When revealed, the main entrance was not closed by bricks or by stones, as was often the custom, but the sand was merely poured over when the Ancients last covered it up. The remaining openings had certainly in some instances been closed by planks from old coffins, but the greater number were carelessly filled like the entrance. Three of the inner chambers were carefully closed; in two cases with bricks, and in one with stones. These closed chambers were as follows:—
Hall (C) had its doorway bricked two-thirds up with crude mud-bricks and Tafle mortar, and the remaining third of its opening with similar bricks but with a mud mortar ([Pl. LVI]), showing that it had been opened and re-closed a second time. The mortar-bed of mud for this last closing was found in the central passage (Pls. LV, LVI. 14) just as it was left by the ancient mason.

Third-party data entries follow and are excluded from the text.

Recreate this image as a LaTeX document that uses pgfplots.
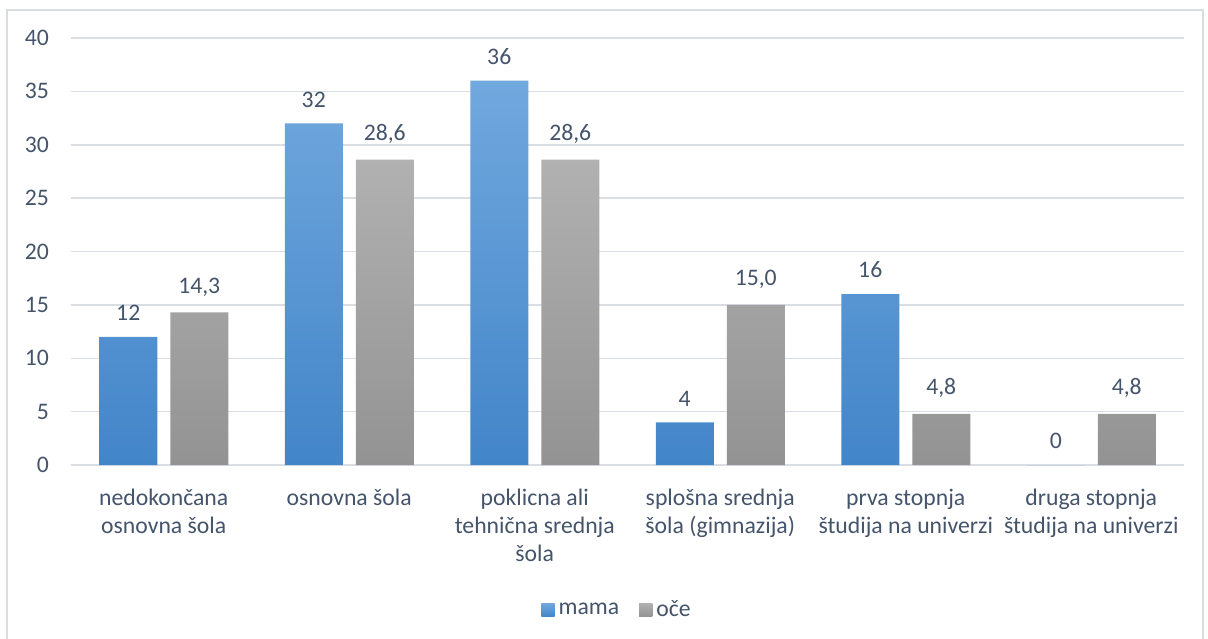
\documentclass[border=0pt]{standalone}
\usepackage{pgfplots}
\pgfplotsset{compat=1.18}
\usepackage{fontspec}
\setmainfont{Carlito}
\definecolor{txt}{HTML}{44546A}
\definecolor{grd}{HTML}{D9DEE5}
\definecolor{frm}{HTML}{D9DCE1}
\definecolor{btop}{HTML}{71A8DE}
\definecolor{bbot}{HTML}{4285C9}
\definecolor{gtop}{HTML}{B1B1B1}
\definecolor{gbot}{HTML}{939393}
\begin{document}
\begin{tikzpicture}
\draw[frm, line width=0.7pt] (3.5pt,-5pt) -- (3.5pt,314pt) -- (601.5pt,314pt) -- (601.5pt,-5pt);
\begin{axis}[
  at={(35.5pt,86.5pt)}, anchor=south west,
  scale only axis, width=556.5pt, height=213.5pt,
  ymin=0, ymax=40, ytick={0,5,...,40},
  xmin=-0.5, xmax=5.5, xtick={0,...,5},
  xticklabels={{nedokončana\\osnovna šola},{osnovna šola},{poklicna ali\\tehnična srednja\\šola},{splošna srednja\\šola (gimnazija)},{prva stopnja\\študija na univerzi},{druga stopnja\\študija na univerzi}},
  axis line style={draw=none},
  major tick length=0pt,
  ymajorgrids, grid style={grd, line width=0.75pt},
  /pgf/number format/assume math mode=true,
  font=\fontsize{11.85}{14}\selectfont\color{txt},
  yticklabel style={font=\fontsize{11.85}{14}\selectfont\color{txt}, xshift=-7.5pt},
  xticklabel style={font=\fontsize{11.85}{14}\selectfont\color{txt}, align=center, yshift=-8.5pt},
  ybar, bar width=29pt,
  legend style={at={(0.4915,-0.3395)}, anchor=center, draw=none, fill=none,
    legend columns=2, font=\fontsize{11.85}{14}\selectfont\color{txt},
    /tikz/every even column/.append style={column sep=8pt}},
  legend image code/.code={\path[#1, draw=none] (-3pt,-3.2pt) rectangle (3.6pt,3.4pt);},
  nodes near coords align={south},
  nodes near coords style={font=\fontsize{11.85}{14}\selectfont\color{txt}, anchor=south, yshift=4.5pt},
]
\addplot[draw=none, top color=btop, bottom color=bbot, bar shift=-17.75pt,
  nodes near coords={\pgfmathprintnumber[fixed,precision=0]{\pgfplotspointmeta}}]
  coordinates {(0,12) (1,32) (2,36) (3,4) (4,16) (5,0)};
\addplot[draw=none, top color=gtop, bottom color=gbot, bar shift=17.75pt,
  nodes near coords={\pgfmathprintnumber[fixed,fixed zerofill,precision=1,use comma]{\pgfplotspointmeta}}]
  coordinates {(0,14.3) (1,28.6) (2,28.6) (3,15.0) (4,4.8) (5,4.8)};
\legend{mama,oče}
\end{axis}
\pgfresetboundingbox
\path[use as bounding box] (0pt,0pt) rectangle (604pt,319pt);
\end{tikzpicture}
\end{document}
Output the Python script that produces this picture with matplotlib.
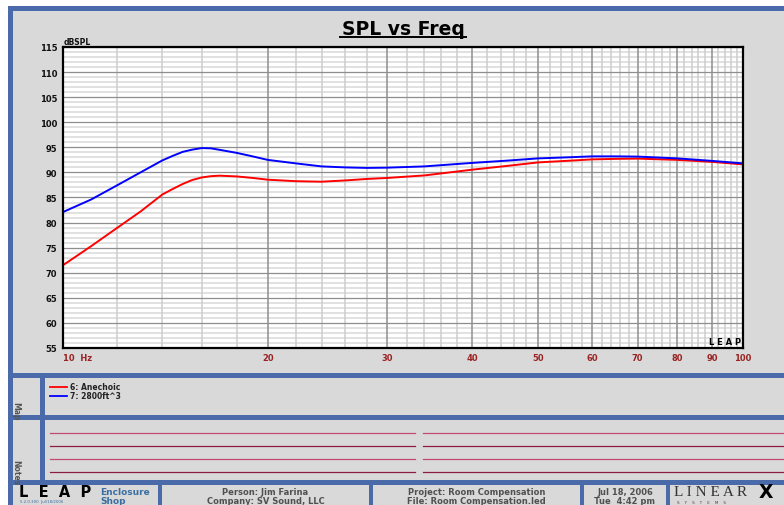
import matplotlib
matplotlib.use("Agg")
import matplotlib.pyplot as plt
from matplotlib.patches import Rectangle

# Data
freq = [10, 11, 12, 13, 14, 14.5, 15, 15.5, 16, 16.5, 17, 18, 19, 20, 22, 24,
        26, 28, 30, 34, 40, 45, 50, 55, 60, 65, 70, 80, 90, 100]
anechoic = [71.5, 75.3, 78.9, 82.2, 85.6, 86.7, 87.7, 88.5, 89.0, 89.25, 89.35,
            89.2, 88.9, 88.55, 88.25, 88.15, 88.4, 88.7, 88.9, 89.4, 90.55,
            91.3, 92.0, 92.3, 92.6, 92.7, 92.75, 92.5, 92.1, 91.6]
room = [82.1, 84.6, 87.4, 90.0, 92.4, 93.3, 94.1, 94.55, 94.85, 94.8, 94.5,
        93.9, 93.2, 92.5, 91.8, 91.2, 91.0, 90.9, 90.95, 91.2, 91.9, 92.35,
        92.8, 93.0, 93.2, 93.2, 93.15, 92.8, 92.3, 91.8]
series_labels = ["6: Anechoic", "7: 2800ft^3"]
x_major = [10, 20, 30, 40, 50, 60, 70, 80, 90, 100]
x_labels = ["10  Hz", "20", "30", "40", "50", "60", "70", "80", "90", "100"]
y_major = list(range(55, 116, 5))

W, H = 784, 506
BLUE = "#4A6AAA"
GREY = "#D9D9D9"

fig = plt.figure(figsize=(W / 100, H / 100), dpi=100)
fig.patch.set_facecolor("white")

# background frame in pixel coordinates
bg = fig.add_axes([0, 0, 1, 1], zorder=0)
bg.set_xlim(0, W)
bg.set_ylim(H, 0)
bg.axis("off")


def box(x0, y0, x1, y1, color):
    bg.add_patch(Rectangle((x0, y0), x1 - x0, y1 - y0, color=color, lw=0))


box(8, 7, W, H, GREY)
box(8, 7, W, 11.5, BLUE)
box(8, 7, 13, H, BLUE)
box(8, 374, W, 379, BLUE)
box(8, 416, W, 421, BLUE)
box(8, 481, W, 486, BLUE)
box(40.5, 379, 45, 481, BLUE)
for xv in [158, 369, 580, 666.5]:
    box(xv, 486, xv + 4, H, BLUE)

# title
bg.text(403, 29, "SPL vs Freq", ha="center", va="center", fontsize=13.5,
        fontweight="bold", color="black")
bg.plot([340, 466], [37.5, 37.5], color="black", lw=1.4)
bg.text(63.5, 42.5, "dBSPL", ha="left", va="center", fontsize=5.5,
        fontweight="bold", color="#111111")

# legend (Map panel)
bg.plot([50, 67.5], [387.5, 387.5], color="#FF0000", lw=1.3)
bg.plot([50, 67.5], [397, 397], color="#0000FF", lw=1.3)
bg.text(70.5, 387.5, series_labels[0], ha="left", va="center", fontsize=5.5,
        fontweight="bold", color="#222222")
bg.text(70.5, 397, series_labels[1], ha="left", va="center", fontsize=5.5,
        fontweight="bold", color="#222222")
bg.text(16, 411, "Map", rotation=-90, ha="center", va="center", fontsize=5.5,
        fontweight="bold", color="#555555", zorder=5)
bg.text(16, 473, "Notes", rotation=-90, ha="center", va="center", fontsize=5.5,
        fontweight="bold", color="#555555", zorder=5)

# notes lines
for yv, c in zip([434.3, 447.3, 460.3, 473.3],
                 ["#C04A72", "#8B1E3E", "#C04A72", "#8B1E3E"]):
    bg.plot([50, 415], [yv, yv], color=c, lw=0.9)
    bg.plot([423, W], [yv, yv], color=c, lw=0.9)

# footer
bg.text(19, 493, "L  E  A  P", ha="left", va="center", fontsize=10.5,
        fontweight="heavy", color="black")
bg.text(20, 502.5, "5.2.0.300  Jul/18/2006", ha="left", va="center",
        fontsize=2.8, color="#3A6EA0")
bg.text(100, 492.5, "Enclosure", ha="left", va="center", fontsize=6.5,
        fontweight="bold", color="#3A6EA0")
bg.text(100, 501.7, "Shop", ha="left", va="center", fontsize=6.5,
        fontweight="bold", color="#3A6EA0")
footer = [(265.5, "Person: Jim Farina", "Company: SV Sound, LLC"),
          (476.5, "Project: Room Compensation", "File: Room Compensation.led"),
          (625, "Jul 18, 2006", "Tue  4:42 pm")]
for xc, l1, l2 in footer:
    bg.text(xc, 492.5, l1, ha="center", va="center", fontsize=6,
            fontweight="bold", color="#505050")
    bg.text(xc, 501.7, l2, ha="center", va="center", fontsize=6,
            fontweight="bold", color="#505050")
bg.text(674, 493, "L I N E A R", ha="left", va="center", fontsize=11,
        family="Liberation Serif", color="#333333")
bg.text(759, 492.5, "X", ha="left", va="center", fontsize=13.5,
        fontweight="heavy", color="black")
bg.text(677, 503, "S    Y    S    T    E    M    S", ha="left", va="center",
        fontsize=3, color="#6A3050")

# main plot
ax = fig.add_axes([63 / W, (H - 349) / H, 680 / W, 301 / H], zorder=1)
ax.set_facecolor("white")
ax.set_xscale("log")
ax.set_xlim(10, 100)
ax.set_ylim(55, 115)

x_minor = [v for v in range(12, 100, 2) if v % 10]
ax.set_xticks(x_major)
ax.set_xticks(x_minor, minor=True)
ax.set_xticklabels(x_labels)
ax.set_yticks(y_major)
ax.set_yticks(range(55, 116), minor=True)
ax.tick_params(which="both", length=0)
ax.tick_params(axis="x", which="major", labelsize=6, labelcolor="#9B2323", pad=3.5)
ax.tick_params(axis="y", which="major", labelsize=6, labelcolor="#111111", pad=4)
ax.tick_params(which="minor", labelbottom=False, labelleft=False)
for lab in ax.get_xticklabels() + ax.get_yticklabels():
    lab.set_fontweight("bold")
ax.get_xticklabels()[0].set_horizontalalignment("left")

# grid drawn by hand so the darker lines sit on top of the light ones
for v in range(55, 116):
    if v % 5:
        ax.axhline(v, color="#D8D8D8", lw=1.1, zorder=0.5)
for v in x_minor:
    ax.axvline(v, color="#CDCDCD", lw=1.1, zorder=0.6)
for v in y_major:
    ax.axhline(v, color="#8E8E8E", lw=0.9, zorder=0.7)
for v in x_major:
    ax.axvline(v, color="#8E8E8E", lw=1.1, zorder=0.8)

for s in ax.spines.values():
    s.set_linewidth(1.6)
    s.set_color("black")

ax.plot(freq, anechoic, color="#FF0000", lw=1.4, zorder=2)
ax.plot(freq, room, color="#0000FF", lw=1.4, zorder=2)

ax.text(0.997, 0.008, "L E A P", transform=ax.transAxes, ha="right",
        va="bottom", fontsize=6, fontweight="heavy", color="black", zorder=3)

fig.savefig("out.png", dpi=100)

Chamber (A) had its doorway completely closed with flat mud-bricks, and the outer surface smeared over with Tafle stucco ([Pl. LVII], above the coffin to the left), which was stamped in numerous places with a seal giving the Nebti name
Chamber (B) had its entrance blocked by a heap of stones piled before it and a coffin placed in front ([Pl. LIX]. 1).
Behind these bricked-up doorways was the greater mass of the burials that were stored in the tomb.